# Investing or Starting a business in Thailand



## marvelsm (Apr 18, 2013)

Hello all: I am considering moving to Thailand permanently and I think one way is to either start a business or invest in one as long as a Thai person owns at least 51% of the business. Any tips on how to go about doing so? Thank you all in advance for any replies
Marvelsm


----------



## stednick (Oct 16, 2011)

Marvelsm:

Do you have business experience? Have you managed a business? Have you managed a profitable business? Have you managed a profitable business in a foreign country? Have you managed a profitable business in a foreign country in which you do not know the business culture, the local language, the tax structure, the employment laws, etc. 

Unless you are independently wealthy and can afford to lose money on an annual basis until you have learned the ropes in Thailand you have slim, little or no chance of success.
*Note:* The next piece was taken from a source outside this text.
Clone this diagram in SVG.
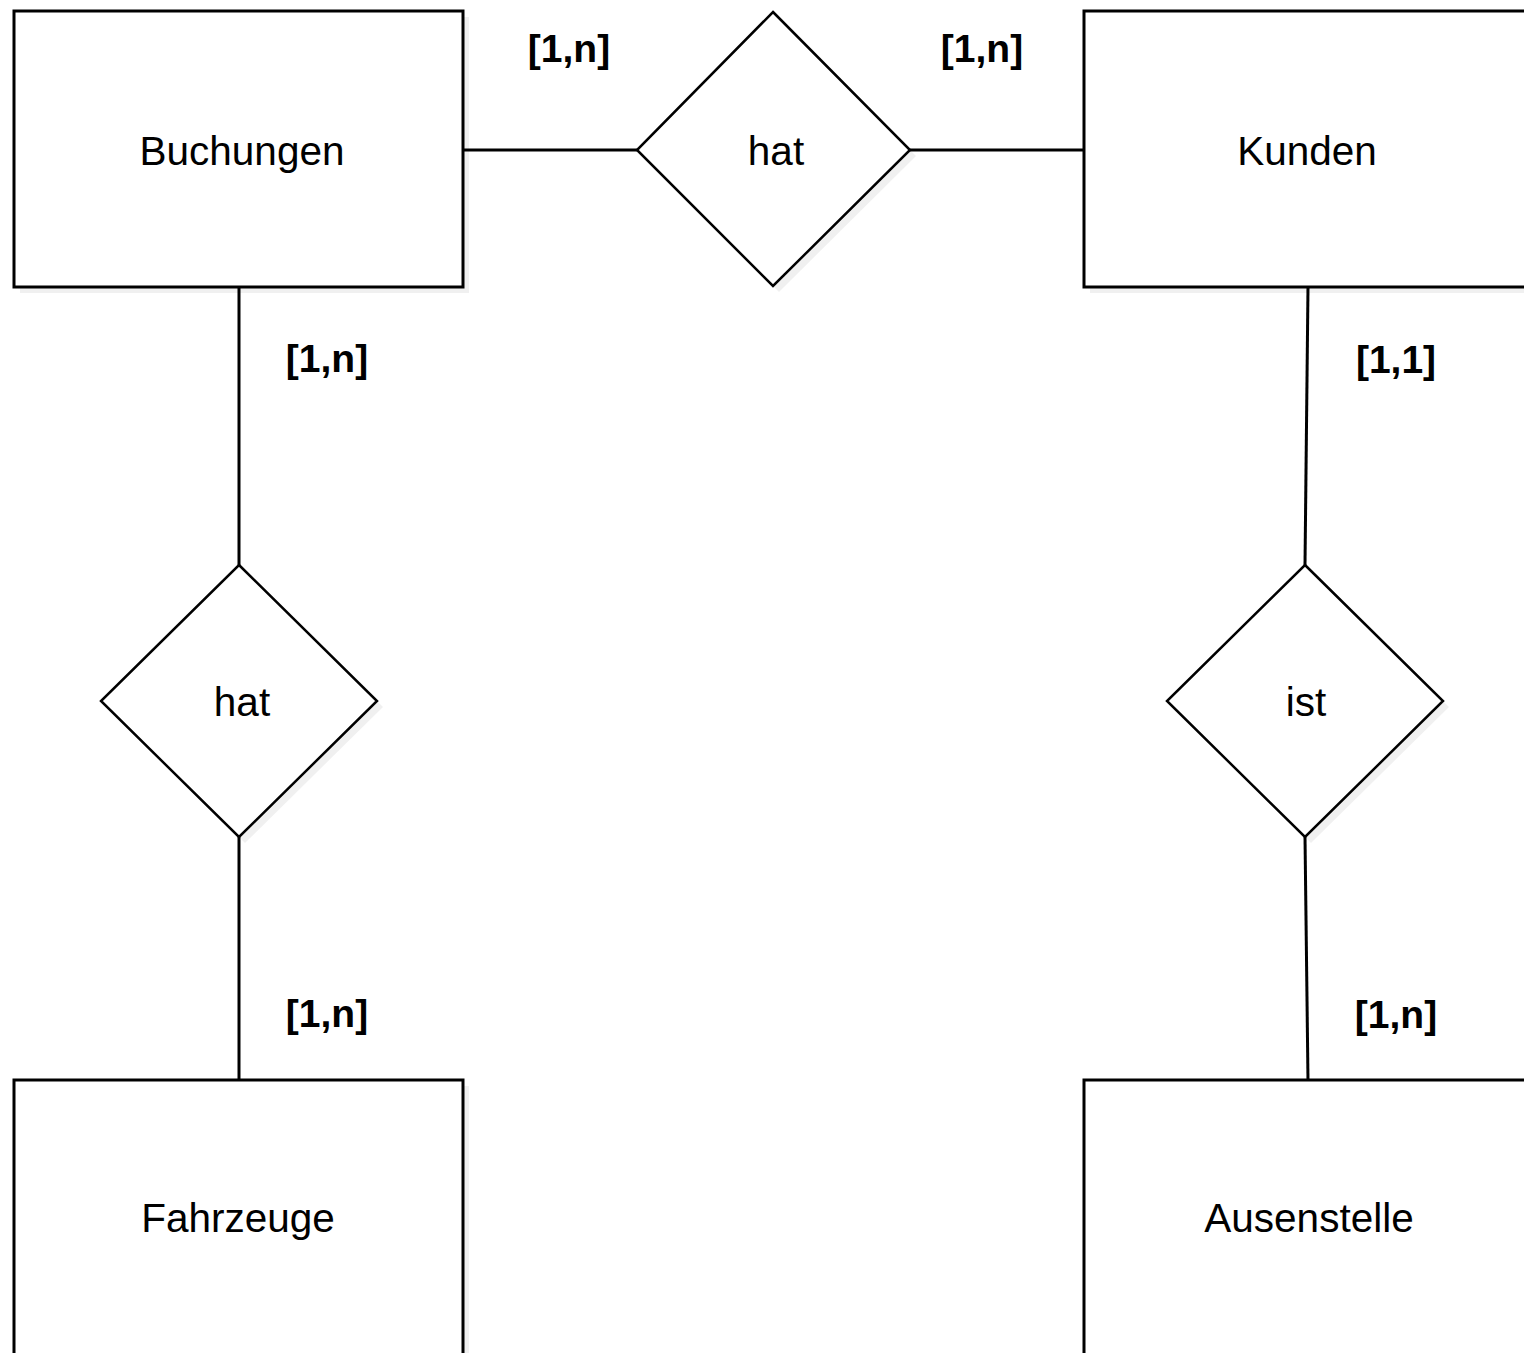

You are investigating the possibility of using your investment into a Thai business as a method of receiving permission to live in Thailand.

A quote from a different thread "In order to support a work permit an ordinary (non BOI promoted) Limited Company needs to have a minimum paid up capital of 2,000,000 THB per foreign employee."

So, your investment needs to maintain "paid up capital of 2 Million Baht" to support your work permit. Whatever money you lose will have to be replaced to support your work permit.

On the basis of the above, opening a business and/or investing in one as a method of legally staying in Thailand for an extended period of time is a game for the rich. If you can afford to play - go for it, if not, good luck as you continue your investigation.


----------



## marvelsm (Apr 18, 2013)

Thank you again Stednick it is one method I m exploring to live in Thailand. I guess you have to be very careful who you invest with too.


----------



## joseph44 (May 4, 2011)

There is an old saying among expats in Thailand:
"In order to make a small fortune in Thailand, you need to bring in a big fortune"


----------



## marvelsm (Apr 18, 2013)

How true Joseph44, that saying has more meanings than you think, thank you for your reply.


----------



## marvelsm (Apr 18, 2013)

*Investing or starting a business in Thailand*

Thank you for your offer of help PeterDW. I may come over to Thailand soon to give it a second look before deciding my best option.
Marvelsm


----------